→ Brief: Extract the lines of the material below, beginning with the first and ending with the line that holds "0.99, 0.997, 1.0];". Skip every picture.

→ Data shown:
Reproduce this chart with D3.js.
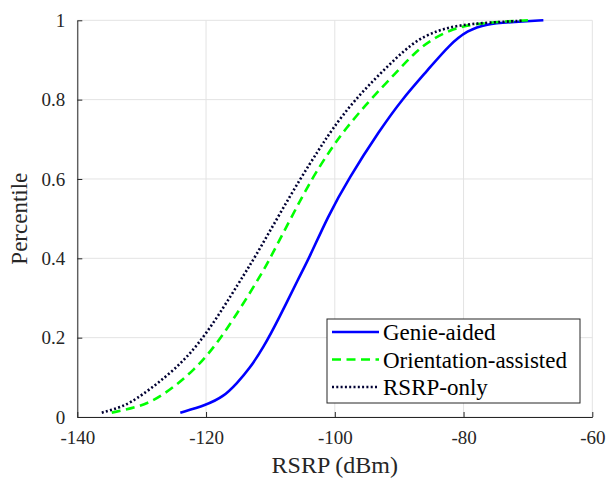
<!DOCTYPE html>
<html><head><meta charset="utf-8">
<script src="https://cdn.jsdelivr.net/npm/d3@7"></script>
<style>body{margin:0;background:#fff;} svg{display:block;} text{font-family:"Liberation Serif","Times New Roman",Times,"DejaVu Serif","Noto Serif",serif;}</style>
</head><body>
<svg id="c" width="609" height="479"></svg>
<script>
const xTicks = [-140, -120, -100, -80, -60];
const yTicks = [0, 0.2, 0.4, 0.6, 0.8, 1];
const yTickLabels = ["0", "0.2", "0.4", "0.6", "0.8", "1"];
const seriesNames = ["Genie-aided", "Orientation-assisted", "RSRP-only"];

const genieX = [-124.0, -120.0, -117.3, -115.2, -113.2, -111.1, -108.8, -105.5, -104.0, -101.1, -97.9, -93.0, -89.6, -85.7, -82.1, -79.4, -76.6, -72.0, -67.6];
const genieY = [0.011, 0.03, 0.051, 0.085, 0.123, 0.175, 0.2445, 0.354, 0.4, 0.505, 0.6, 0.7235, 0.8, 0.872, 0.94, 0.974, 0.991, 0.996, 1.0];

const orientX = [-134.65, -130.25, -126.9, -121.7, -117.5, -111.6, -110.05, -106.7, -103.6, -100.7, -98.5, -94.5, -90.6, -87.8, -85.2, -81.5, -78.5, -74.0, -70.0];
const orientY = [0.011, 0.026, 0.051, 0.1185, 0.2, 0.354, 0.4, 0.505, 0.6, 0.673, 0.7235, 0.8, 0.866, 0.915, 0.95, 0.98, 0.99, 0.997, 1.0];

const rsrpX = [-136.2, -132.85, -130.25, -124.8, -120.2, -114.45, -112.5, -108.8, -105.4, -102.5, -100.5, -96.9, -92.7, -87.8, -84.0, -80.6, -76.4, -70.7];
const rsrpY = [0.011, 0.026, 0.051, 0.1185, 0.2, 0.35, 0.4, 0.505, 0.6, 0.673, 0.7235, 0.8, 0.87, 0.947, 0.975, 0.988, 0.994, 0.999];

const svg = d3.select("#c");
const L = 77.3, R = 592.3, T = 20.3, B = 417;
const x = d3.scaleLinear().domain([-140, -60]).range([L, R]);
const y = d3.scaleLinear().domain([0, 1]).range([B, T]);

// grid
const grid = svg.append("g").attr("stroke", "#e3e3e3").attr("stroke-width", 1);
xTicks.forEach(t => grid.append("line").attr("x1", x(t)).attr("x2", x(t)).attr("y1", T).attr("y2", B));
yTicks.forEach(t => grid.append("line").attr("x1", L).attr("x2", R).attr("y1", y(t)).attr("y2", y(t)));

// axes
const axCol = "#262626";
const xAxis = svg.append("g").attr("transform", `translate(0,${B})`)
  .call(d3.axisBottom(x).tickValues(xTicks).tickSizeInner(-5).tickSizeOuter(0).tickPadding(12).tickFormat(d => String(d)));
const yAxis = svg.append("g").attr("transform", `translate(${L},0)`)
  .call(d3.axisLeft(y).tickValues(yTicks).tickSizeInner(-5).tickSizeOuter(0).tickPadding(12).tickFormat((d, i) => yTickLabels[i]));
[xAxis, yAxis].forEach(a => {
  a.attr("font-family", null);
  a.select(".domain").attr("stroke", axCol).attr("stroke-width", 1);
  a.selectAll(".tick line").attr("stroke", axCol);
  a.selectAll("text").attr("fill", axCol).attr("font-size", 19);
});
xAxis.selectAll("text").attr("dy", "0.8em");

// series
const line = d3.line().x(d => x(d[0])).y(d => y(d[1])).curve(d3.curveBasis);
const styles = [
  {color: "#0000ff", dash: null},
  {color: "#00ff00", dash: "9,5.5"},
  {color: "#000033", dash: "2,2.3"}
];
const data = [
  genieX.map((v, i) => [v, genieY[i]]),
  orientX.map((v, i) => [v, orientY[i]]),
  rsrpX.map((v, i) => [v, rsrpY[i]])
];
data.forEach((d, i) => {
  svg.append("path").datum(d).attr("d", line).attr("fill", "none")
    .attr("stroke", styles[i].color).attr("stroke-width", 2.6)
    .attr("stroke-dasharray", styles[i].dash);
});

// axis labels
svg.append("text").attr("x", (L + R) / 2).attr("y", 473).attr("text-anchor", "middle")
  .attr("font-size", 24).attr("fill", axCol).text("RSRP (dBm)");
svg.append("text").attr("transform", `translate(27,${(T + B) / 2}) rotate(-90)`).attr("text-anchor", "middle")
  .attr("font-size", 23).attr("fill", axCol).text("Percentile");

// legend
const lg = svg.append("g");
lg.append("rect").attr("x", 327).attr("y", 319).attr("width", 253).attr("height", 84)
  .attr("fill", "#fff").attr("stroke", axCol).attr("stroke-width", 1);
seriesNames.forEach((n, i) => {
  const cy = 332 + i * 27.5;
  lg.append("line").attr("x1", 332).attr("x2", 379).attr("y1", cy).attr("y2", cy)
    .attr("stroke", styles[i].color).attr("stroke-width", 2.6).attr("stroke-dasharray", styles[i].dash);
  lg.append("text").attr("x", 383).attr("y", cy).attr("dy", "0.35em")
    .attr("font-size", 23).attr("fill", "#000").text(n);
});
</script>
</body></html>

→ Full answer:
Reproduce this chart with D3.js.
<!DOCTYPE html>
<html><head><meta charset="utf-8">
<script src="https://cdn.jsdelivr.net/npm/d3@7"></script>
<style>body{margin:0;background:#fff;} svg{display:block;} text{font-family:"Liberation Serif","Times New Roman",Times,"DejaVu Serif","Noto Serif",serif;}</style>
</head><body>
<svg id="c" width="609" height="479"></svg>
<script>
const xTicks = [-140, -120, -100, -80, -60];
const yTicks = [0, 0.2, 0.4, 0.6, 0.8, 1];
const yTickLabels = ["0", "0.2", "0.4", "0.6", "0.8", "1"];
const seriesNames = ["Genie-aided", "Orientation-assisted", "RSRP-only"];

const genieX = [-124.0, -120.0, -117.3, -115.2, -113.2, -111.1, -108.8, -105.5, -104.0, -101.1, -97.9, -93.0, -89.6, -85.7, -82.1, -79.4, -76.6, -72.0, -67.6];
const genieY = [0.011, 0.03, 0.051, 0.085, 0.123, 0.175, 0.2445, 0.354, 0.4, 0.505, 0.6, 0.7235, 0.8, 0.872, 0.94, 0.974, 0.991, 0.996, 1.0];

const orientX = [-134.65, -130.25, -126.9, -121.7, -117.5, -111.6, -110.05, -106.7, -103.6, -100.7, -98.5, -94.5, -90.6, -87.8, -85.2, -81.5, -78.5, -74.0, -70.0];
const orientY = [0.011, 0.026, 0.051, 0.1185, 0.2, 0.354, 0.4, 0.505, 0.6, 0.673, 0.7235, 0.8, 0.866, 0.915, 0.95, 0.98, 0.99, 0.997, 1.0];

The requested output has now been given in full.